Небезынтересно заметить, что у Ван Гога с некоторыми из гаагских художников возникли споры в связи с его пристрастием к иллюстрации и к иллюстративности, о чем он писал Раппарду.
Нечто подобное мы наблюдаем и в работе над целым циклом рисунков, изображающих плачущего мужчину (сюжет, навеянный, возможно, сентиментальной картиной Израэльса "На пороге старости", высоко ценимой Ван Гогом), где "с помощью фигуры старого больного крестьянина, сидящего на стуле перед очагом и опустившего голову на руки", Ван Гог пытается выразить свою мысль о жертвах ненавистной ему цивилизации, равнодушной к судьбе маленького человека. Этот современный Иов, раздавленный мелочными, каждодневными невзгодами и не находящий катарсиса в могучей вере, как его библейский прототип, был ему автобиографически близок. Но жест старика слишком уж бьет на чувствительность, детали слишком уж многозначительны. Так, один из исследователей заметил, что "символ крушения показан в виде сломанного дерева, лежащего в очаге. Подпись Винсента расположена параллельно ему, подчеркивая тем самым аллегорическое значение детали" 50.
Характерно, однако, что одухотворенность вангоговского восприятия - "я словно бы вижу во всем душу" - пока с большим успехом реализуется на "мертвой" натуре, нежели на модели, где его попытки "быть верным стоявшей перед моими глазами натуре, не философствуя" (подчеркнуто мною. - Е. М.) оказываются тщетными. Так, в рисунке "Этюд дерева" (F933 recto, музей Крёллер-Мюллер), задуманном как парный к "Скорби", в котором он старался "одушевить пейзаж тем же чувством, что и фигуру", цель достигнута с большей убедительностью. Ван Гог словно бы создал "духовный" портрет дерева, пострадавшего "от ветров и бурь, как человеческое тело - от житейских превратностей". Ван Гог строит рисунок таким образом, чтобы дерево господствовало и над плоскостью листа и над пространством: оно вплотную придвинуто к переднему плану, почти выступая наружу. Словно "аркбутаны" поддерживают сучья это "полуоторванное под воздействием бурь" дерево, воплощающее вангоговское представление о драматизме борьбы за существование, заложенном во всем живом. В этом рисунке - пока редчайшем достигнута та сверхпсихологичность, которая в скором времени станет одной из особенностей зрелого Ван Гога.
Несколько позднее, когда Ван Гог живет не в Гааге, а в Дренте и Нюэнене, в 1883-1884 году он развивает то, что нашел в этом рисунке.
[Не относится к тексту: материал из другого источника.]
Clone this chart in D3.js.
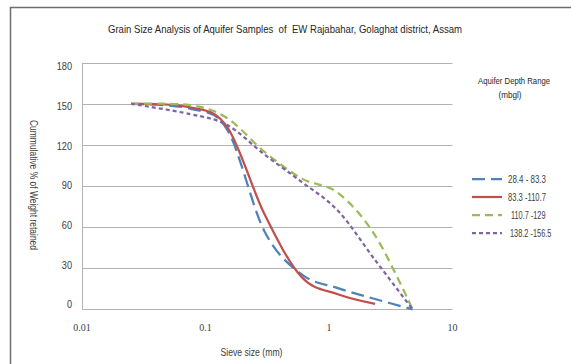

Это был период, когда ему наконец удается обрести в природе духовно созвучного собеседника. Его штудии деревьев приобретают почти готическую спиритуалистичность, отчасти навеянную рисунками старых мастеров, которых он внимательно изучал, - Брейгеля и других нидерландцев, а также Дюрера, Рембрандта, Остаде. Его прикосновения к бумаге становятся нежными, подчеркнуто деликатными, линии - хрупкими, ломкими. Он рисует типично голландские пейзажи - дороги, обсаженные ветлами, которые ему казались символом Голландии, плоские дали, проглядывающие сквозь "хрусткие" нагромождения штрихов, образующих оголенные кроны деревьев, небеса, изливающие на землю скудные лучи северного солнца ("Аллея ветл со стадом и крестьянкой", F1240, Амстердам, музей Ван Гога; "Пейзаж с ветлами и солнцем, сияющим сквозь тучи", F1240a, Чикаго, Институт искусств; "Дорога, обсаженная ветлами, и крестьянин с тачкой", F1129, Амстердам, Городской музей).